11118: 【原1118】Travel
题目
题目描述
author: Zhiming Zhou 原OJ链接:https://acm.sjtu.edu.cn/OnlineJudge-old/problem/1118
Description
一家城际旅游公司在N个城市之间安排旅行。初始时,每个城市分别有一个旅行团;为了方便行程安排,当一个城市的旅行团从一个城市旅行到另一个城市时,这两个旅游团就会合并到一起。
Input Format
第一行,N, M:表示有N个城市,以及接下来有M行。(2 < N, M<= 10000)
第2至M+1行:(1 <= a, b <= N)
每行是一个行程安排:T a b 表示a号旅行团所在城市的旅行团,一起去b号旅行团所在城市旅行。
或者一个查询:Q a 表示询问当前状态下,当前a号旅行团所在城市X,以及X所在城市一共有多少个原始旅行团C,以及a号旅行团当前去过多少个城市T。
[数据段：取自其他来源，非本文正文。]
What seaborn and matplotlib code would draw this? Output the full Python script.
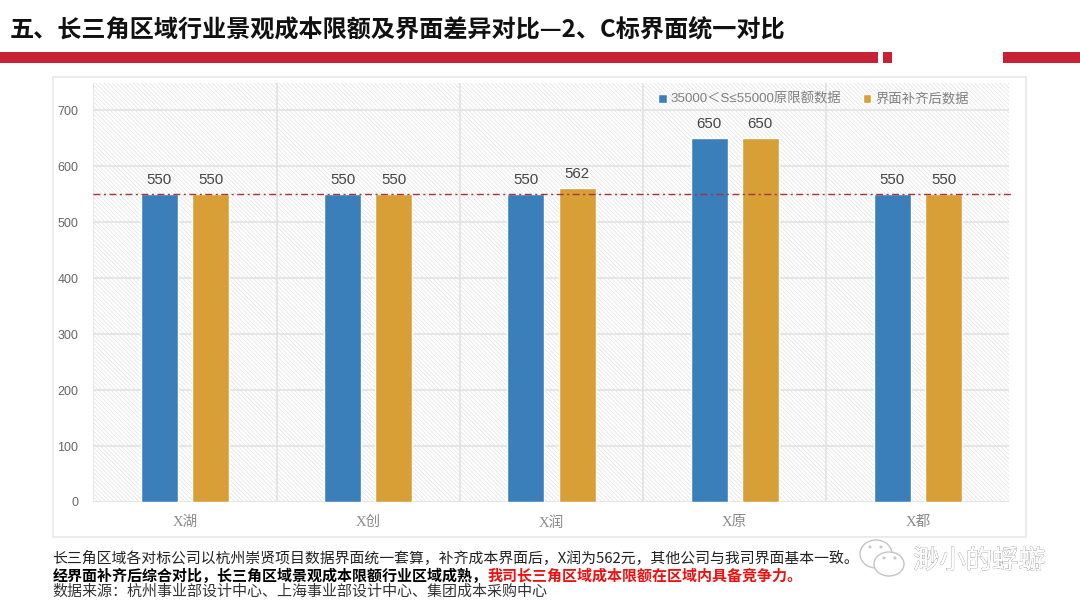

(不包含初始时所在的城市,一个城市可计算多次)
Output Format
对于每一个查询Q a,输出一行三个数X C T
Sample Input 1
3 3
T 1 2
T 3 2
Q 2
Sample Output 1
2 3 0
Sample Input 2
3 4
T 1 2
Q 1
T 1 3
Q 1
Sample Output 2
2 2 1
3 3 2
FineArtz's solution
/* Travel */
#include <iostream>
using namespace std;
int n, m;
int parent[10005], now[10005], nowat[10005], sum[10005], trl[10005], ex[10005];
int find(int x){
if (parent[x] != x){
parent[x] = find(parent[x]);
}
return parent[x];
}
void merge(int x, int y){
int p = find(x), q = find(y);
sum[q] += sum[p];
// if (sum[p] > sum[q]){
// int t = p;
// p = q;
// q = t;
// }
for (int i = 1; i <= n; ++i){
int t = find(i);
if (t == p || t == q)
trl[i] += ex[t];
}
ex[p] = ex[q] = 0;
parent[p] = q;
}
int main(){
ios::sync_with_stdio(false);
cin.tie(0);
cout.tie(0);
cin >> n >> m;
for (int i = 1; i <= n; ++i){
parent[i] = i;
now[i] = i;
nowat[i] = i;
sum[i] = 1;
trl[i] = 0;
ex[i] = 0;
}
while (m--){
char ch;
int x, y, p, q, a, b;
cin >> ch;
switch(ch){
case 'T':
cin >> x >> y;
p = find(x); //the set contains x
q = find(y); //the set contains y
if (p != q){
a = nowat[p]; //where p is
b = nowat[q]; //where q is
now[a] = -1;
nowat[p] = b;
++ex[p];
merge(y, x);
}
break;
case 'Q':
cin >> x;
p = find(x);
cout << nowat[p] << ' ' << sum[p] << ' ' << trl[x] + ex[p] << '\n';
break;
}
}
return 0;
}
yyong119's solution
#include <iostream>
#include <cstdio>
#include <vector>
#define MAX_N 10010
using namespace std;
int n, m;
int father[MAX_N], num_of_cities[MAX_N];
vector<int> son[MAX_N];
int find(int x) {
if (father[x] == x) return x;
father[x] = find(father[x]);
return father[x];
}
int main() {
ios::sync_with_stdio(false);
cin >> n >> m;
for (int i = 1; i <= n; ++i) {
father[i] = i;
son[i].push_back(i);
}
while (m--) {
char op; cin >> op;
if (op == 'T') {
int group_id, des;
cin >> group_id >> des;
int cur_place = find(group_id);
des = find(des);
if (cur_place == des)
continue;
for (int i = 0; i < son[cur_place].size(); ++i)
++num_of_cities[son[cur_place][i]];
son[des].insert(son[des].end(), son[cur_place].begin(), son[cur_place].end());
son[cur_place].clear();
father[find(cur_place)] = des;
}
else {
int group_id;
cin >> group_id;
int cur_place = find(group_id);
printf("%d %d %d\n", cur_place, son[cur_place].size(), num_of_cities[group_id]);
}
}
return 0;
}